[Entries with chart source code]
* * * * * * * * *
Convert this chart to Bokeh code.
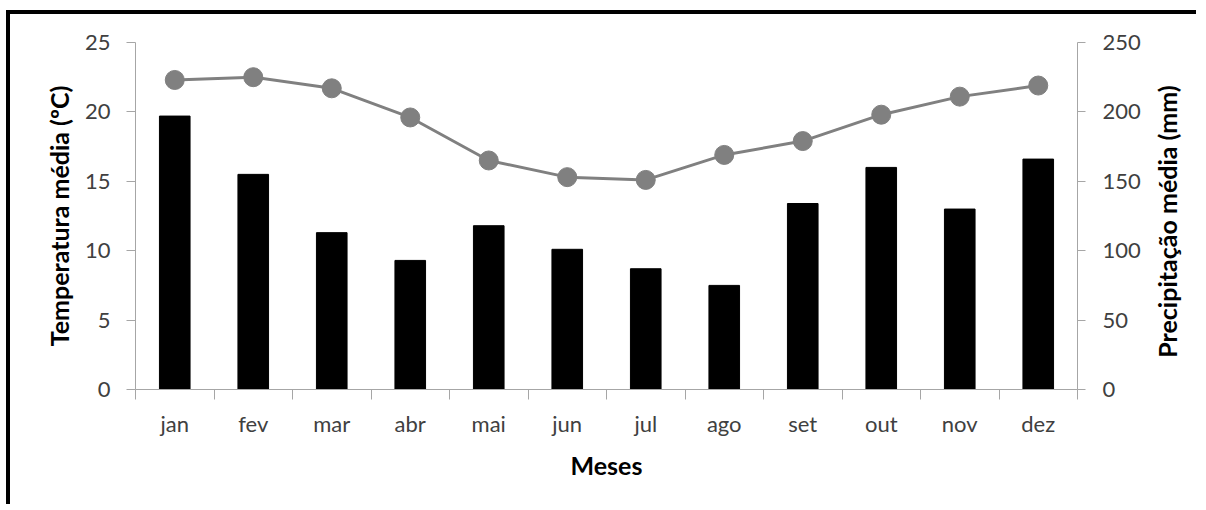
import math
from bokeh.plotting import figure
from bokeh.models import Range1d, LinearAxis, FixedTicker
from bokeh.embed import file_html
from bokeh.resources import INLINE

meses = ["jan", "fev", "mar", "abr", "mai", "jun", "jul", "ago", "set", "out", "nov", "dez"]
temperatura = [22.3, 22.5, 21.7, 19.6, 16.5, 15.3, 15.1, 16.9, 17.9, 19.8, 21.1, 21.9]
precipitacao = [197, 155, 113, 93, 118, 101, 87, 75, 134, 160, 130, 166]
temp_ticks = [0, 5, 10, 15, 20, 25]
prec_ticks = [0, 50, 100, 150, 200, 250]
titulo_x = "Meses"
titulo_esq = "Temperatura média (ºC)"
titulo_dir = "Precipitação média (mm)"

xs = list(range(1, len(meses) + 1))
AX = "#a6a6a6"
TXT = "#404040"
FONT = "Lato"

p = figure(width=1190, height=494, x_range=Range1d(0.5, len(meses) + 0.5),
           y_range=Range1d(0, 25), output_backend="svg", toolbar_location=None,
           min_border_left=125, min_border_right=122, min_border_top=28, min_border_bottom=119)
p.styles = {"border-left": "4px solid black", "border-top": "4px solid black",
            "margin-left": "6px", "margin-top": "10px"}
p.extra_y_ranges = {"prec": Range1d(0, 250)}
p.outline_line_color = None
p.xgrid.visible = False
p.ygrid.visible = False

p.vbar(x=xs, top=precipitacao, width=0.39, y_range_name="prec",
       fill_color="black", line_color="black")
p.line(xs, temperatura, line_color="#808080", line_width=3)
p.scatter(xs, temperatura, size=19, fill_color="#808080", line_color="#808080")

# x axis
xa = p.xaxis[0]
xa.ticker = FixedTicker(ticks=xs, minor_ticks=[i + 0.5 for i in range(0, len(meses) + 1)])
xa.major_label_overrides = {x: m for x, m in zip(xs, meses)}
xa.major_tick_line_color = None
xa.major_tick_out = 0
xa.major_tick_in = 0
xa.minor_tick_out = 10
xa.minor_tick_in = 0
xa.minor_tick_line_color = AX
xa.axis_line_color = AX
xa.major_label_standoff = 10
xa.axis_label = titulo_x
xa.axis_label_standoff = 10

# left axis
ya = p.yaxis[0]
ya.ticker = FixedTicker(ticks=temp_ticks)
ya.axis_label = titulo_esq
ya.major_tick_out = 9
ya.major_tick_in = 0
ya.minor_tick_line_color = None
ya.major_tick_line_color = AX
ya.axis_line_color = AX
ya.major_label_standoff = 16
ya.axis_label_standoff = 8

# right axis
ra = LinearAxis(y_range_name="prec", ticker=FixedTicker(ticks=prec_ticks))
ra.major_tick_out = 8
ra.major_tick_in = 0
ra.minor_tick_line_color = None
ra.major_tick_line_color = AX
ra.axis_line_color = AX
ra.major_label_standoff = 17
p.add_layout(ra, "right")

# right title drawn as a rotated label of a bare axis (reads bottom-to-top)
meio = (prec_ticks[0] + prec_ticks[-1]) / 2
rt = LinearAxis(y_range_name="prec", ticker=FixedTicker(ticks=[meio]))
rt.major_label_overrides = {meio: titulo_dir}
rt.major_label_orientation = math.pi / 2
rt.axis_line_color = None
rt.major_tick_line_color = None
rt.minor_tick_line_color = None
rt.major_tick_out = 0
rt.major_tick_in = 0
rt.major_label_standoff = 24
rt.major_label_text_font = FONT
rt.major_label_text_font_size = "25px"
rt.major_label_text_font_style = "bold"
rt.major_label_text_color = "#000000"
p.add_layout(rt, "right")

for ax in [xa, ya, ra]:
    ax.major_label_text_font = FONT
    ax.major_label_text_font_size = "22px"
    ax.major_label_text_color = TXT
    ax.axis_label_text_font = FONT
    ax.axis_label_text_font_size = "25px"
    ax.axis_label_text_font_style = "bold"
    ax.axis_label_text_color = "#000000"

open("out.html", "w").write(file_html(p, INLINE))
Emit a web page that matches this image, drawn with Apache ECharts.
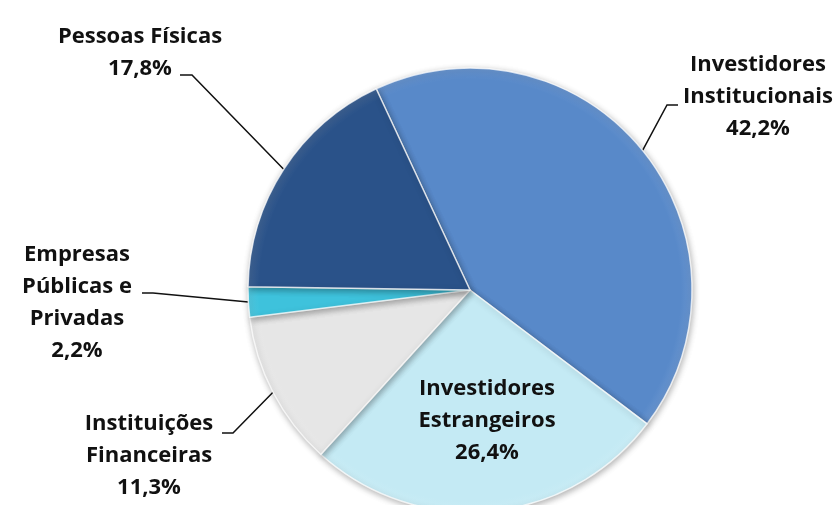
<!DOCTYPE html>
<html>
<head>
<meta charset="utf-8">
<script src="https://cdn.jsdelivr.net/npm/echarts@6/dist/echarts.min.js"></script>
<style>
  html, body { margin: 0; padding: 0; background: #fff; }
  #chart { width: 838px; height: 505px; }
</style>
</head>
<body>
<div id="chart"></div>
<script>
// categories in drawing order (clockwise from the top)
var categories = [
    'Investidores\nInstitucionais',
    'Investidores\nEstrangeiros',
    'Instituições\nFinanceiras',
    'Empresas\nPúblicas e\nPrivadas',
    'Pessoas Físicas'
];
var shares = [42.2, 26.4, 11.3, 2.2, 17.8];
var sliceColors = ['#5889c9', '#c4eaf4', '#e6e6e6', '#3ec2dc', '#2a5289'];

// where each label sits and where its leader line bends
var labelSpots = [
    { x: 758, y: 97, bend: [667, 105], end: [678, 105] },
    { x: 487, y: 421 },
    { x: 149, y: 456, bend: [233, 433], end: [222, 433] },
    { x: 77, y: 303, bend: [153, 293], end: [142, 293] },
    { x: 140, y: 53, bend: [192, 75], end: [180, 75] }
];

var pieCenter = [470, 290];
var pieRadius = 222;

var chart = echarts.init(document.getElementById('chart'));

var data = [];
for (var i = 0; i < categories.length; i++) {
    var item = {
        name: categories[i],
        value: shares[i],
        itemStyle: {
            color: {
                type: 'radial', global: true,
                x: pieCenter[0], y: pieCenter[1], r: pieRadius,
                colorStops: [
                    { offset: 0, color: sliceColors[i] },
                    { offset: 0.95, color: sliceColors[i] },
                    { offset: 1, color: echarts.color.lift(sliceColors[i], 0.1) }
                ]
            }
        }
    };
    if (i === 1) {
        item.label = { position: 'inside' };
        item.labelLine = { show: false };
    }
    data.push(item);
}

var option = {
    backgroundColor: '#ffffff',
    animation: false,
    series: [
        {
            type: 'pie',
            center: pieCenter,
            radius: pieRadius,
            startAngle: 115,
            clockwise: true,
            avoidLabelOverlap: false,
            minShowLabelAngle: 0,
            data: data,
            itemStyle: {
                borderColor: 'rgba(255,255,255,0.75)',
                borderWidth: 1.5,
                shadowBlur: 6,
                shadowColor: 'rgba(0,0,0,0.3)',
                shadowOffsetX: 1,
                shadowOffsetY: 2
            },
            label: {
                show: true,
                position: 'outside',
                color: '#111',
                fontFamily: 'Open Sans',
                fontWeight: 'bold',
                fontSize: 22,
                lineHeight: 32,
                align: 'center',
                formatter: function (p) {
                    return p.name + '\n' + p.value.toFixed(1).replace('.', ',') + '%';
                }
            },
            labelLine: {
                show: true,
                length: 20,
                length2: 10,
                smooth: false,
                lineStyle: { color: '#111', width: 1.5 }
            },
            labelLayout: function (params) {
                var s = labelSpots[params.dataIndex];
                var out = { x: s.x, y: s.y, align: 'center', verticalAlign: 'middle' };
                if (s.bend && params.labelLinePoints) {
                    out.labelLinePoints = [params.labelLinePoints[0], s.bend, s.end];
                }
                return out;
            }
        }
    ]
};

chart.setOption(option);
</script>
</body>
</html>
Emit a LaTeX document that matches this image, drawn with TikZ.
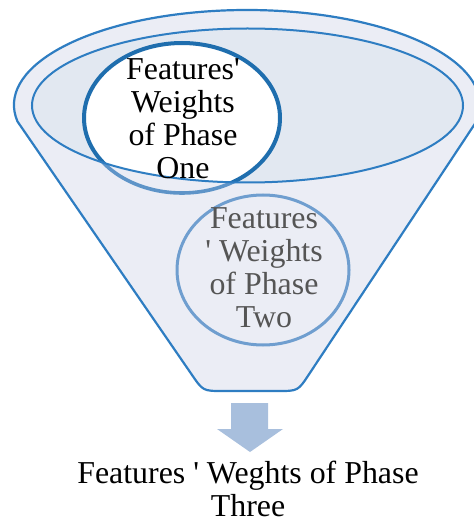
\documentclass[tikz,border=0pt]{standalone}
\usepackage{fontspec}
\setmainfont{Liberation Serif}[Ligatures=TeXOff]
\usetikzlibrary{calc}

\definecolor{funnelfill}{HTML}{EBEDF5}
\definecolor{rimfill}{HTML}{E2E8F1}
\definecolor{rimline}{HTML}{2E7DC2}
\definecolor{oneline}{HTML}{1F6EAE}
\definecolor{onelow}{HTML}{5E94C8}
\definecolor{twoline}{HTML}{6F9ECF}
\definecolor{twotext}{HTML}{555555}
\definecolor{arrowfill}{HTML}{A8BFDD}

\tikzset{
  rim/.style={draw=rimline, line width=2.2bp},
  label/.style={inner sep=0pt, align=center, font=\fontsize{32}{33.3}\selectfont},
}

\begin{document}
\begin{tikzpicture}[x=1bp, y=-1bp]
  \useasboundingbox (0,0) rectangle (474,524);

  % funnel body: upper arc of the mouth, two sides and a rounded spout
  \path[fill=funnelfill, rim]
    (17.5,121.5) arc[start angle=170, end angle=370, x radius=233, y radius=95]
    -- (309,374.3) .. controls (298,391) .. (278,391)
    -- (223,391) .. controls (203,391) .. (191.7,374.5)
    -- cycle;

  % lower part of the first bubble, seen through the funnel wall
  \coordinate (c1) at (182,118);
  \draw[draw=onelow, line width=3.6bp] (c1) ellipse[x radius=98, y radius=75];

  % mouth of the funnel
  \coordinate (mouth) at (247.5,105.5);
  \fill[rimfill] (mouth) ellipse[x radius=215.5, y radius=77];

  % first bubble inside the mouth
  \begin{scope}
    \clip (mouth) ellipse[x radius=215.5, y radius=77];
    \draw[fill=white, draw=oneline, line width=4bp] (c1) ellipse[x radius=98, y radius=75];
  \end{scope}
  \draw[rim, line width=2bp] (mouth) ellipse[x radius=215.5, y radius=77];

  % second bubble
  \coordinate (c2) at (263,270);
  \draw[draw=twoline, line width=3bp] (c2) ellipse[x radius=86, y radius=75];

  % labels
  \node[label] (one) at (183,118.5) {Features'\\Weights\\of Phase\\One};
  \node[label, text=twotext] (two) at (264,267.5) {Features\\' Weights\\of Phase\\Two};

  % output arrow
  \node[label] (three) at (248,489) {Features ' Weghts of Phase\\Three};
  \fill[arrowfill] (231,403) -- (268,403) -- (268,429) -- (283,429)
    -- (250,452) -- (217,429) -- (231,429) -- cycle;
\end{tikzpicture}
\end{document}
* * * * * * * * *
- _The exercise_
Write out exactly the lines between the start of the data and the line with "from bokeh.resources import INLINE", including both, but none of the pictures.

- _Result of this task_
Convert this chart to Bokeh code.
import math
from bokeh.plotting import figure
from bokeh.models import Range1d, LinearAxis, FixedTicker
from bokeh.embed import file_html
from bokeh.resources import INLINE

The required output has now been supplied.